Salinity structures the microbiome of the green seaweed Ulva: functional and taxonomic patterns

Luna M. van der Loos1,2, Sophie Steinhagen3, Anne Willems2, Olivier De Clerck1

1Phycology Research Group, Department of Biology, Ghent University, Ghent, Belgium

2Laboratory of Microbiology, Department Biochemistry and Microbiology, Ghent University, Ghent, Belgium

3Department of Marine Sciences-Tjärnö, University of Gothenburg, SE-452 96 Strömstad, Sweden

 

The green seaweed Ulva is a model system to study seaweed-bacteria interactions. Although it becomes increasingly clear that microbes are of vital importance to their algal host, the impact of environmental drivers on the dynamics of these interactions is little understood. Assessing microbiome changes across an environmental gradient may provide information on the redundancy of the associated bacteria and the relative importance of stochastic vs. deterministic mechanisms of the community assembly. We investigated the stability and variability of Ulva-associated bacterial communities across the stable Atlantic-Baltic Sea salinity gradient. Using the full-length 16S rRNA gene, generated with Oxford Nanopore sequencing, we taxonomically characterized the bacterial communities of 15 Ulva sensu lato species along 2000 km coastline in a total of 481 samples.
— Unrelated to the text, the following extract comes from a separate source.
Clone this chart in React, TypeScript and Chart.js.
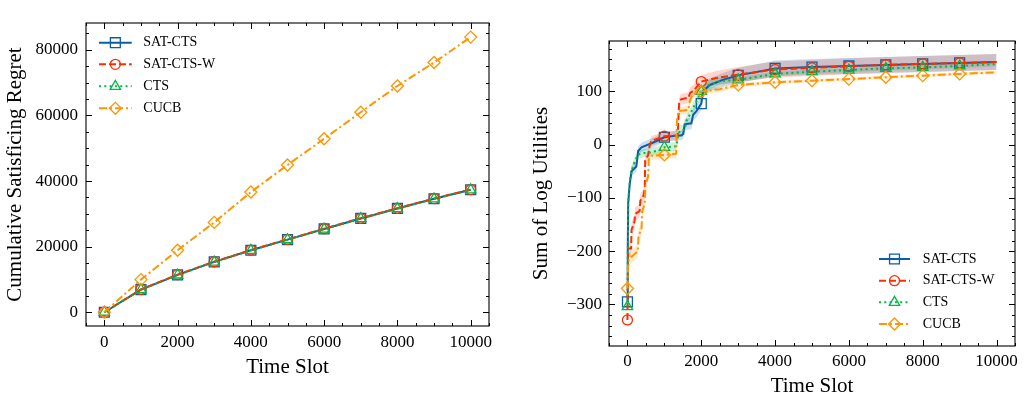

In addition, we functionally characterized a subset of 92 samples with Illumina shotgun metagenomic sequencing, resulting in 656 MAGs (metagenome-assembled genomes). Our results demonstrated that Ulva-associated bacterial composition and functional gene composition were strongly structured by both salinity and host species. The largest shift in the bacterial consortia coincided with the horohalinicum (5-8 PSU, known as the transition zone from freshwater to marine conditions). We defined distinct low and high salinity bacterial communities, as well as identified a small core community (contributing to 14% of the reads per sample, on average). Our results contradict earlier statements that Ulva-associated bacterial communities are taxonomically highly variable across individuals and largely stochastically defined. Characteristic bacterial communities associated with distinct salinity regions may therefore facilitate the host’s adaptation across the environmental gradient.